The Mary Birdsall House is known as the Lauramoore Guest House & Retreat Center and is located in Richmond, Indiana. It was built in 1859 for Thomas and Mary Birdsall, a leading woman's suffragist in Indiana. The Italianate brick-built house is a two-story structure standing at the corner of Northwest Fifth Street and Richmond Avenue. In 1927, the Whitewater Monthly Meeting Religious Society of Friends converted the building to a retirement home, adding on a two-story addition on the west and north sides of the building. Later, the property was given to Earlham College, and it now serves as a guest house and retreat center. It was listed on the National Register of Historic Places in 1999.

==Design==
Construction of the house began in 1859. The house now known as the Lauramoore Guest House & Retreat Center (Mary Birdsall House) was built for Mary Birdsall (née Thistlethwaite) and her husband from bricks made in a kiln to the north of the house. The Italianate low-pitched roofed dwelling was completed in 1861. The architect designed a cross-shaped floor plan whose foundations included a stone cellar. The four wings of the cruciform layout incorporate American bond brickwork and cornices that are both bracketed and dentilated. All of the wings have separate staircases and chimneys, but it is the east room which is thought to have been the more formal area. This room is closest to Northwest Fifth Street and the house's entry vestibule. The first floor of the house was built on a grander scale than the second, with three-sided bay window extensions in both the east and west wings. It is said that the house design was "technologically progressive, healthy, and emancipating", reflecting the concept of "domestic architecture" advocated by Catharine Beecher and Harriet Beecher Stowe.

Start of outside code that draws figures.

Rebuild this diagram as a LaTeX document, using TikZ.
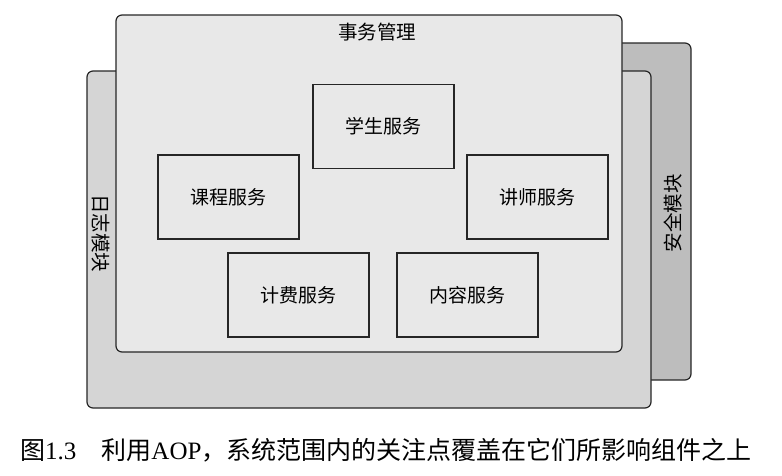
\documentclass[tikz,border=0pt]{standalone}
\usepackage{fontspec}
\setmainfont{Noto Sans CJK SC}
\newfontfamily\latinfont{Liberation Serif}
\usepackage{xcolor}

\definecolor{backgray}{HTML}{BDBDBD}
\definecolor{midgray}{HTML}{D5D5D5}
\definecolor{frontgray}{HTML}{E8E8E8}
\definecolor{edgegray}{HTML}{262626}

\tikzset{
  layer/.style={draw=edgegray, line width=1.2pt, rounded corners=6pt},
  service/.style={draw=edgegray, line width=1.2pt, fill=frontgray,
    minimum width=141pt, minimum height=84pt, inner sep=0pt,
    font=\fontsize{19}{19}\selectfont},
  layerlabel/.style={inner sep=0pt, font=\fontsize{19.5}{19.5}\selectfont}
}

\begin{document}
\begin{tikzpicture}[x=1pt,y=-1pt]
\useasboundingbox (0,0) rectangle (782,475);
% Security layer
\filldraw[layer,fill=backgray] (300,43) rectangle (691,380);
\node[layerlabel,rotate=90] (security) at (673,213) {安全模块};
% Logging layer
\filldraw[layer,fill=midgray] (87,71) rectangle (651,408);
\node[layerlabel,rotate=-90] (logging) at (101,233) {日志模块};
% Transaction layer
\filldraw[layer,fill=frontgray] (116,15) rectangle (622,352);
\node[layerlabel] (transaction) at (377,32) {事务管理};
% Services
\node[service] (student) at (383.5,126.5) {学生服务};
\node[service] (course) at (228.5,197) {课程服务};
\node[service] (teacher) at (537.5,197) {讲师服务};
\node[service] (billing) at (298.5,295) {计费服务};
\node[service] (content) at (467.5,295) {内容服务};
% Caption
\node[anchor=west, inner sep=0pt, font=\fontsize{25}{25}\selectfont] (caption) at (20,450)
  {图{\latinfont 1.3}　利用{\latinfont AOP}，系统范围内的关注点覆盖在它们所影响组件之上};
\end{tikzpicture}
\end{document}
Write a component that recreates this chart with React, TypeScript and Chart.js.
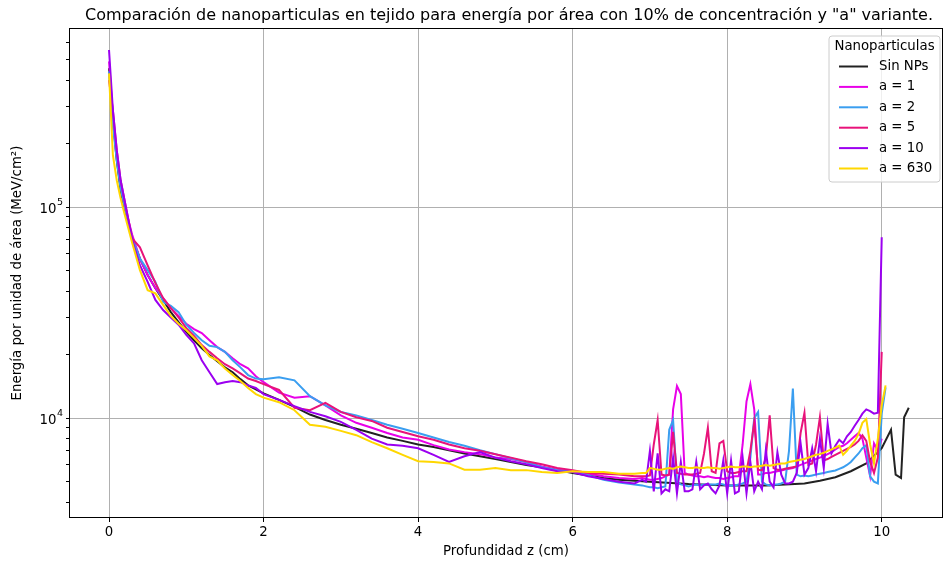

Mary Birdsall had collaborated with Beecher and Stowe in her work for social change. Over thirty years after Mary Birdall died, the house became a retirement home. Her house was substantially modified when additional rooms were added in 1927. These new bedrooms had a new staircase and were located on the east and north parts of the building.

==Operation==
The house was a private residence until 1927. The Birdsalls owned the house until 1899, although they had rented out the house for some years after their move to Philadelphia. The house was sold to Charles and Laura Moore after Mary's sudden death in 1894. The Whitewater Monthly Meeting Religious Society of Friends, which Mary Birdsall had supported, bought the house in 1927 and converted it into a retirement home and prayer meeting site (services were held in the parlor). The society extended the building, adding bedrooms, a kitchen, and backstairs. Its plans to build a free-standing meeting house on the east side of the property were never realized. The Lauramoore Retirement Home was privately incorporated in 1951 and operated until 2010. The company that owned the building then gifted it to Earlham College. Today, the Mary Birdsall house is called the Lauramoore Guest House & Retreat Center, and it also hosts visitors to Earlham College.

==Significance==
The house was added to the National Register of Historic Places as a property "associated with events that have made a significant contribution to the broad patterns of our history" and one "associated with the lives of a persons significant in our past". Mary Birdsall lived in the home during the peak of her political and social activist contributions. Birdsall was the women's editor for the Indiana Farmer magazine until she bought The Lily in 1855 from Amelia Bloomer. Birdsall was said to be solid on the issues of temperance and women's rights, which were the core values of The Lily. The Lily was a nationally published magazine that focused on women's rights, women's suffrage, and temperance. In 1858, Birdsall served as secretary of the Indiana Women's Rights Convention, which was held in Richmond, and on January 19, 1859, she was one of the first three women (with Mary Thomas and Agnes Cook) to address the Indiana state legislature. The Civil War soon overtook many of the social issues that Birdsall was associated with in the 1860s, but both Thomas and Mary continued to campaign for temperance and suffrage causes until Mary's death in 1894. Thomas, a successful businessman who was an active supporter of the Richmond's temperance society, died in 1901.